Bicycle Rodeo offers safety tips for youth

Amber Aldaco By Amber Aldaco

Aug. 12, 2017 at 9:51 p.m.
Updated Aug. 13, 2017 at 6 a.m.

Senior officer Adam Banda, front, leads Dimitri Gutierrez, 6, and Layton Garrison, 9, through the bicycle safety course set up at John Wesley United Methodist Church.

Senior officer Adam Banda, front, leads Dimitri Gutierrez, 6, and Layton Garrison, 9, through the bicycle safety course set up at John Wesley United Methodist Church.   Nicolas Galindo for The Victoria Advocate

A few weeks ago, 9-year-old Layton Garrison experienced firsthand the freedom of riding a bicycle like a big kid - with no training wheels.

"It was so much fun," Layton said.

While Layton is becoming more skilled as he rides around on his Star Wars-themed bicycle, the future fourth-grader admits he still has much to learn.

"But learning is the best part," he said.

Layton was a participant in Saturday's Bicycle Rodeo, an event hosted by the John Wesley United Methodist Church and conducted by the Texas Department of Public Safety and Victoria Police Department.

Kelly Sowell, a church volunteer, helped organized the event. She said she wanted to reach out to the community both spiritually and to promote safety awareness.

"With school starting, it's important to promote bicycle safety," Sowell said. "I am so glad DPS and the (Victoria) police department are here to teach the rules of the road."

The parking lot was turned into a bicycle obstacle course, where children could utilize hand and arm signals, bike control and gain rider confidence as they rode their bikes around sharp corners, orange safety cones, stop signs and a figure eight.

Senior Officer Adam Banda, with the Victoria Police Department, was on-hand at the safety awareness event to demonstrate and talk about bicycle safety.

Banda's advice for parents included learning the rules of the road such as the hand and arm signals during traffic. Bicyclists are allowed to ride their bikes with vehicle traffic, Banda said, as long as they follow traffic rules.

"Treat a bike just like a car - it's no different," Banda said.

Sgt. Ruben San Miguel, spokesman for the Department of Public Safety, said bicycle safety concerns all counties.

He also advises that riders stay away from distractions such as cellphone and having headphones on while riding. A majority of crashes happen at access points, such as intersections and driveways, he said, adding that cyclists should make sure to always look both ways while riding.

Barbara Strelczyk, Layton's caretaker, said she brought him and his siblings to meet law enforcement officers.

"I wanted them to learn about the laws of bike riding but also show them that law enforcement officers are here to help them," Strelczyk said.

Eight-year-old Gregory Buesing said he learned how to ride a bike when he was 5. Gregory, who has participated in bike rides before, said he rides his bicycle often, adding that he learned the traffic safety symbols and plans to continue to be a conscientious rider.

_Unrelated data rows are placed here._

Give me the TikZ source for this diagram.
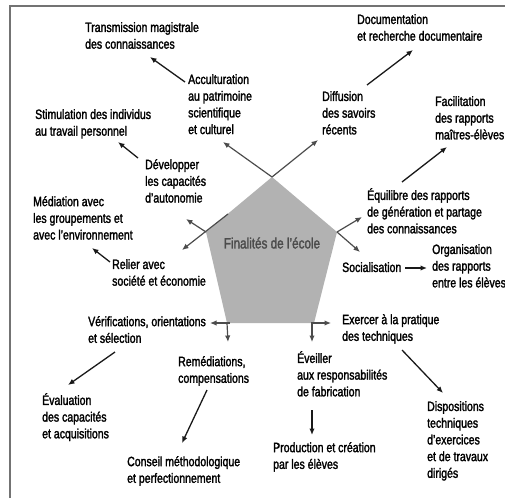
\documentclass[tikz,border=0pt]{standalone}
\usepackage{fontspec}
\setmainfont{Liberation Sans}[FakeStretch=0.78,FakeBold=1.8]
\usetikzlibrary{arrows.meta}

\begin{document}
\begin{tikzpicture}[x=1pt, y=-1pt, every node/.style={inner sep=0pt, align=left, anchor=north west, font=\fontsize{13.5}{16.7}\selectfont}, >={Latex[length=6.5pt,width=5.5pt]}]

\tikzstyle{fleche}=[->, line width=1.3pt, black!90]
\tikzstyle{rayon}=[->, line width=1.2pt, black!70]

\useasboundingbox (0,0) rectangle (505,498);
\draw[black!55, line width=2.5pt] (10,498) -- (10,6) -- (505,6);

\coordinate (haut) at (272,177);
\coordinate (droite) at (337,232);
\coordinate (basdroite) at (314,323);
\coordinate (basgauche) at (227,323);
\coordinate (gauche) at (206,232);
\coordinate (arete) at (228,214);

\fill[black!30] (haut) -- (droite) -- (basdroite) -- (basgauche) -- (gauche) -- cycle;
\node[anchor=center, black!70, font=\fontsize{15}{18}\selectfont] (finalites) at (272,243) {Finalités de l'école};

\node (transm) at (85,22) {Transmission magistrale\\des connaissances};
\node (accult) at (188,74) {Acculturation\\au patrimoine\\scientifique\\et culturel};
\node (stimul) at (35,109) {Stimulation des individus\\au travail personnel};
\node (dvlp) at (145,159) {Développer\\les capacités\\d'autonomie};
\node (mediat) at (33,196) {Médiation avec\\les groupements et\\avec l'environnement};
\node (relier) at (112,259) {Relier avec\\société et économie};
\node (verif) at (88,316) {Vérifications, orientations\\et sélection};
\node (eval) at (42,393) {Évaluation\\des capacités\\et acquisitions};
\node (remed) at (178,356) {Remédiations,\\compensations};
\node (conseil) at (127,456) {Conseil méthodologique\\et perfectionnement};
\node (doc) at (357,14) {Documentation\\et recherche documentaire};
\node (diffus) at (322,91) {Diffusion\\des savoirs\\récents};
\node (facil) at (435,96) {Facilitation\\des rapports\\maîtres-élèves};
\node (equil) at (367,188) {Équilibre des rapports\\de génération et partage\\des connaissances};
\node (social) at (342,262) {Socialisation};
\node (organ) at (432,244) {Organisation\\des rapports\\entre les élèves};
\node (exercer) at (342,314) {Exercer à la pratique\\des techniques};
\node (eveil) at (297,351) {Éveiller\\aux responsabilités\\de fabrication};
\node (prod) at (273,442) {Production et création\\par les élèves};
\node (dispo) at (427,401) {Dispositions\\techniques\\d'exercices\\et de travaux\\dirigés};

\coordinate (accult-out) at (185,82);   \coordinate (transm-in) at (150,57);
\coordinate (dvlp-out) at (138,158);    \coordinate (stimul-in) at (118,142);
\coordinate (relier-out) at (110,262);  \coordinate (mediat-in) at (92,248);
\coordinate (verif-out) at (115,352);   \coordinate (eval-in) at (68,385);
\coordinate (remed-out) at (207,390);   \coordinate (conseil-in) at (182,443);
\coordinate (diffus-out) at (367,85);   \coordinate (doc-in) at (413,50);
\coordinate (equil-out) at (402,182);   \coordinate (facil-in) at (447,147);
\coordinate (social-out) at (405,268);  \coordinate (organ-in) at (427,268);
\coordinate (exercer-out) at (402,350); \coordinate (dispo-in) at (443,393);
\coordinate (eveil-out) at (312,410);   \coordinate (prod-in) at (312,435);

\coordinate (accult-in) at (223,142);   \coordinate (diffus-in) at (318,140);
\coordinate (dvlp-in) at (186,219);     \coordinate (relier-in) at (182,250);
\coordinate (equil-in) at (362,217);    \coordinate (social-in) at (360,252);
\coordinate (verif-in) at (210,323);    \coordinate (remed-in) at (228,342);
\coordinate (exercer-in) at (331,323);  \coordinate (eveil-in) at (312,342);

\draw[fleche] (accult-out) -- (transm-in);
\draw[fleche] (dvlp-out) -- (stimul-in);
\draw[fleche] (relier-out) -- (mediat-in);
\draw[fleche] (verif-out) -- (eval-in);
\draw[fleche] (remed-out) -- (conseil-in);
\draw[fleche] (diffus-out) -- (doc-in);
\draw[fleche] (equil-out) -- (facil-in);
\draw[fleche] (social-out) -- (organ-in);
\draw[fleche] (exercer-out) -- (dispo-in);
\draw[fleche] (eveil-out) -- (prod-in);

\draw[rayon] (haut) -- (accult-in);
\draw[rayon] (haut) -- (diffus-in);
\draw[rayon] (gauche) -- (dvlp-in);
\draw[rayon] (arete) -- (relier-in);
\draw[rayon] (droite) -- (equil-in);
\draw[rayon] (droite) -- (social-in);
\draw[rayon] ([xshift=3pt]basgauche) -- (verif-in);
\draw[rayon] (basgauche) -- (remed-in);
\draw[rayon] ([xshift=-3pt]basdroite) -- (exercer-in);
\draw[rayon] ([xshift=-2pt]basdroite) -- (eveil-in);

\end{tikzpicture}
\end{document}
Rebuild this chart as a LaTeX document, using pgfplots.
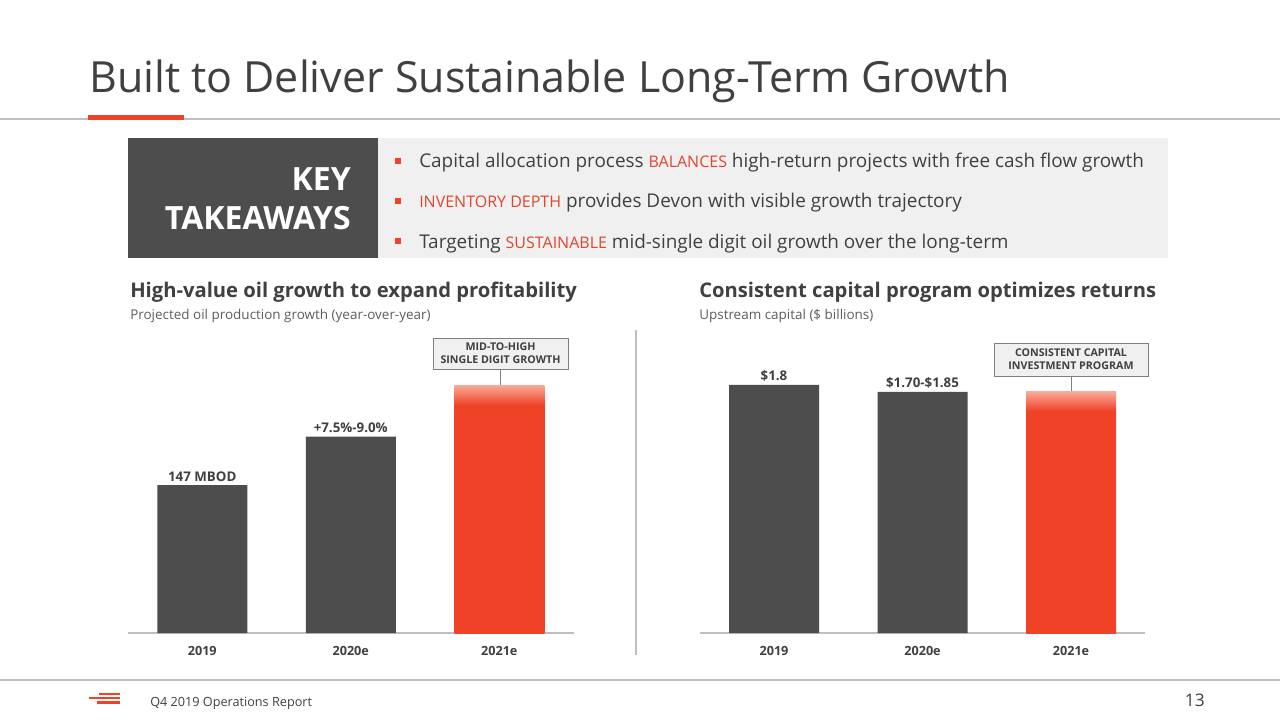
\documentclass[border=0pt]{standalone}
\usepackage{pgfplots}
\pgfplotsset{compat=1.18}
\usepackage{fontspec}
\setmainfont{Open Sans}
\definecolor{devred}{HTML}{F04226}
\definecolor{devdark}{HTML}{4D4D4D}
\definecolor{txtgray}{HTML}{404040}
\definecolor{linegray}{HTML}{BFBFBF}
\definecolor{boxgray}{HTML}{F0F0F0}
\definecolor{lightred}{HTML}{F9A898}
\definecolor{wordred}{HTML}{E0452F}
\definecolor{boxline}{HTML}{7F7F7F}
\pgfdeclareverticalshading{barfade}{100bp}{color(0bp)=(devred); color(71bp)=(devred); color(75bp)=(lightred); color(100bp)=(lightred)}
\newcommand{\fs}[1]{\fontsize{#1}{#1}\selectfont}
\begin{document}
\begin{tikzpicture}
\path[use as bounding box, fill=white] (0,0) rectangle (960pt,-540pt);
\begin{scope}[x=0.75pt,y=-0.75pt]
% title
\node[anchor=base west, inner sep=0pt, text=txtgray] at (89,93) {\fs{32.2}Built to Deliver Sustainable Long-Term Growth};
\draw[linegray, line width=1.2pt] (0,119) -- (1280,119);
\fill[devred] (88,115) rectangle (184,120);
% key takeaways
\fill[devdark] (128,138) rectangle (378,258);
\fill[boxgray] (378,138) rectangle (1168,258);
\node[anchor=base east, inner sep=0pt, text=white, font=\bfseries\fs{24}] at (351,191) {KEY};
\node[anchor=base east, inner sep=0pt, text=white, font=\bfseries\fs{24}] at (351,229) {TAKEAWAYS};
\foreach \yy in {161,201,241} {\fill[devred] (394.5,\yy-3) rectangle (400.5,\yy+3);}
\node[anchor=base west, inner sep=0pt, text=txtgray, font=\fs{14.2}] at (419,168) {Capital allocation process {\color{wordred}\fs{12}BALANCES} high-return projects with free cash flow growth};
\node[anchor=base west, inner sep=0pt, text=txtgray, font=\fs{14.2}] at (419,208) {{\color{wordred}\fs{12}INVENTORY DEPTH} provides Devon with visible growth trajectory};
\node[anchor=base west, inner sep=0pt, text=txtgray, font=\fs{14.2}] at (419,248) {Targeting {\color{wordred}\fs{12}SUSTAINABLE} mid-single digit oil growth over the long-term};
% chart titles
\node[anchor=base west, inner sep=0pt, text=txtgray, font=\bfseries\fs{15.15}] at (130,297) {High-value oil growth to expand profitability};
\node[anchor=base west, inner sep=0pt, text=txtgray!85, font=\fs{10.1}] at (130,319) {Projected oil production growth (year-over-year)};
\node[anchor=base west, inner sep=0pt, text=txtgray, font=\bfseries\fs{15.15}] at (699,297) {Consistent capital program optimizes returns};
\node[anchor=base west, inner sep=0pt, text=txtgray!85, font=\fs{10.1}] at (699,319) {Upstream capital (\$ billions)};
\draw[linegray, line width=0.9pt] (636,330) -- (636,655);
% annotations
\draw[boxline, line width=0.7pt] (500,369) -- (500,385);
\draw[boxline, line width=0.7pt, fill=boxgray] (433,338) rectangle (568,369);
\node[align=center, text=txtgray, font=\bfseries\fontsize{8}{9.6}\selectfont, inner sep=0pt] at (500.5,353.5) {MID-TO-HIGH\\SINGLE DIGIT GROWTH};
\draw[boxline, line width=0.7pt] (1071,376) -- (1071,392);
\draw[boxline, line width=0.7pt, fill=boxgray] (994,343) rectangle (1148,376);
\node[align=center, text=txtgray, font=\bfseries\fontsize{8}{9.6}\selectfont, inner sep=0pt] at (1071,359.5) {CONSISTENT CAPITAL\\INVESTMENT PROGRAM};
% footer
\draw[linegray, line width=1.2pt] (0,680) -- (1280,680);
\fill[devred] (99,692.5) rectangle (120,695.3);
\fill[devred] (89,696.6) rectangle (120,699.4);
\fill[devred] (97,700.7) rectangle (120,703.5);
\node[anchor=base west, inner sep=0pt, text=txtgray, font=\fs{9.5}] at (150,706) {Q4 2019 Operations Report};
\node[anchor=base east, inner sep=0pt, text=txtgray, font=\fs{13}] at (1205,706) {13};
\end{scope}
% left chart
\begin{axis}[
  at={(96pt,-474.75pt)}, anchor=south west,
  scale only axis, width=334.125pt, height=225pt,
  xmin=-0.5, xmax=2.5, ymin=0, ymax=298,
  axis x line*=bottom, axis y line=none,
  x axis line style={linegray, line width=1.1pt, -},
  xtick={0,1,2}, xticklabels={2019,2020e,2021e},
  major tick length=0pt, ytick=\empty,
  xticklabel style={font=\bfseries\fs{9.5}, text=txtgray, yshift=-6.5pt},
  ybar, clip=false,
]
\addplot[fill=devdark, draw=none, bar width=67.5pt, bar shift=0pt,
  nodes near coords, point meta=explicit symbolic,
  nodes near coords style={font=\bfseries\fs{10}, text=txtgray, inner sep=2.5pt}]
  coordinates {(0,147) [147 MBOD] (1,195) [+7.5\%-9.0\%]};
\addplot[draw=none, shade, shading=barfade, bar width=67.5pt, bar shift=0pt]
  coordinates {(2,246)};
\end{axis}
% right chart
\begin{axis}[
  at={(524.81pt,-474.75pt)}, anchor=south west,
  scale only axis, width=334.125pt, height=225pt,
  xmin=-0.5, xmax=2.5, ymin=0, ymax=2.177,
  axis x line*=bottom, axis y line=none,
  x axis line style={linegray, line width=1.1pt, -},
  xtick={0,1,2}, xticklabels={2019,2020e,2021e},
  major tick length=0pt, ytick=\empty,
  xticklabel style={font=\bfseries\fs{9.5}, text=txtgray, yshift=-6.5pt},
  ybar, clip=false,
]
\addplot[fill=devdark, draw=none, bar width=67.5pt, bar shift=0pt,
  nodes near coords, point meta=explicit symbolic,
  nodes near coords style={font=\bfseries\fs{10}, text=txtgray, inner sep=2.5pt}]
  coordinates {(0,1.8) [\$1.8] (1,1.75) [\$1.70-\$1.85]};
\addplot[draw=none, shade, shading=barfade, bar width=67.5pt, bar shift=0pt]
  coordinates {(2,1.75)};
\end{axis}
\end{tikzpicture}
\end{document}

"I'd like to do full bike marathons when I'm older, so it's good to learn more about bike riding," Gregory said.

His mother, Lori Buesing, agreed.

"It's definitely a great event to teach kids about safety," Buesing said.

An Air Medical helicopter also landed at the event and Victoria Police Department Senior Officer Cody Maresh and K-9 Officer Cirix were featured.